Good tires provide a smooth ride. But ultimately, tires are mostly about traction. The better your tires grip the road, the more control you have over the car's handling and the safer you and your family will be.

Tires are definitely simpler than most other car parts. But there's still plenty to know. You can read all about tires in How Tires Work or push ahead to our last — and, in some ways, most important — car component.

A lot of average cars are capable of speeds in excess of 100 miles per hour (160.9 kilometers per hour). That kind of velocity is really handy if you're outrunning an erupting volcano, but the simple act of safely stopping the car — from any speed — is a much more routine and important function. Brakes, then, are your best friend.

Cars have either disc brakes or drum brakes. When you depress the brake pedal, you're engaging a hydraulic system that ultimately presses brake pads (in disc brakes) or the shoes (in drum brakes) against the rotor or drum to slow it or stop it from turning completely.
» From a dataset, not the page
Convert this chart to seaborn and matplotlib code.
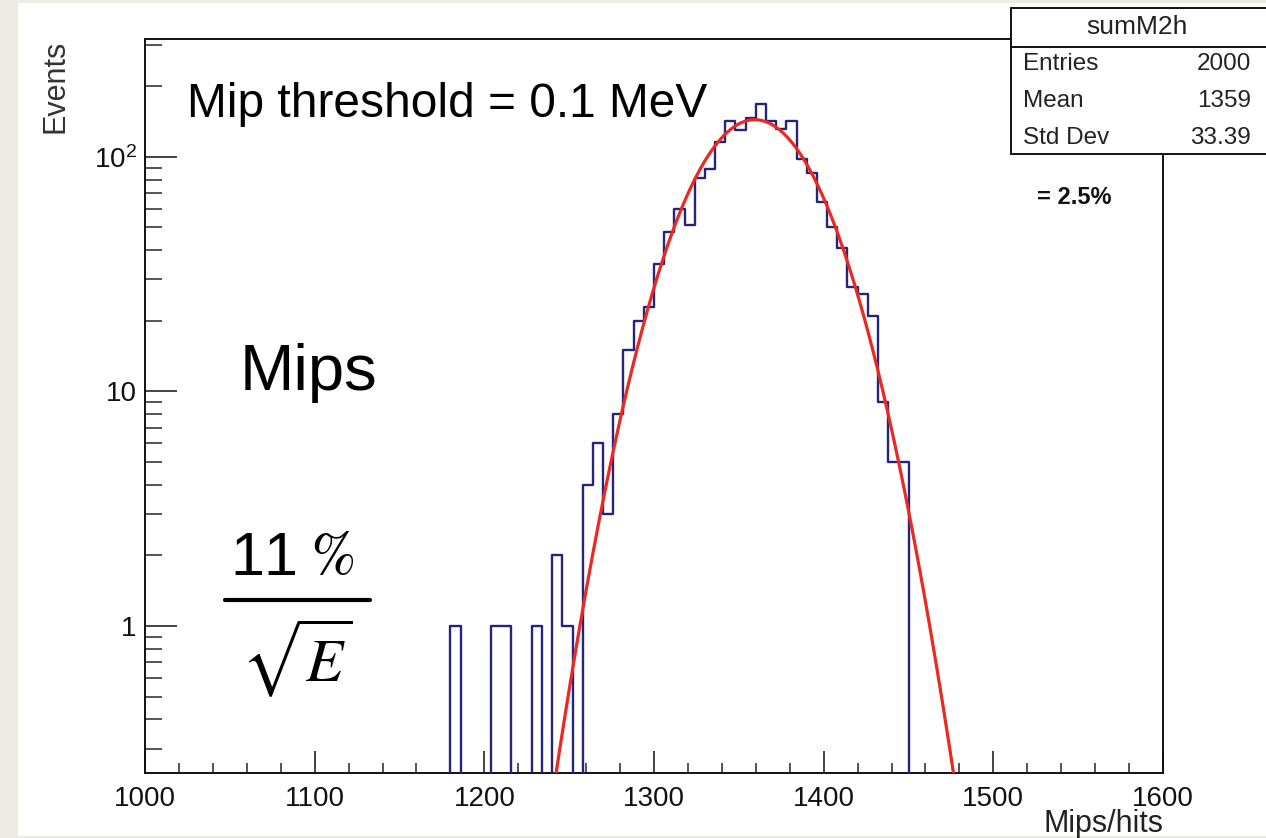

Because their job involves so much friction, brake pads slowly wear out over time and must be replaced. When you don't keep up with this maintenance, you'll have a harder and harder time stopping the car precisely and safely.

Many late model cars have anti-lock brakes. Before the advent of these brakes, slamming on the brake pedal could potentially send the car into an uncontrollable skid. Anti-lock brakes pump the brakes rapidly to maximize braking force while preventing skidding and allowing the driver to steer out of danger.

As with all of the other car systems you've just learned about, you can read more in-depth information inHow Brakes Work.

So, now you know more about some of the parts that are fundamental to your car's performance. Without these systems and components, your car won't get very far — and neither will you.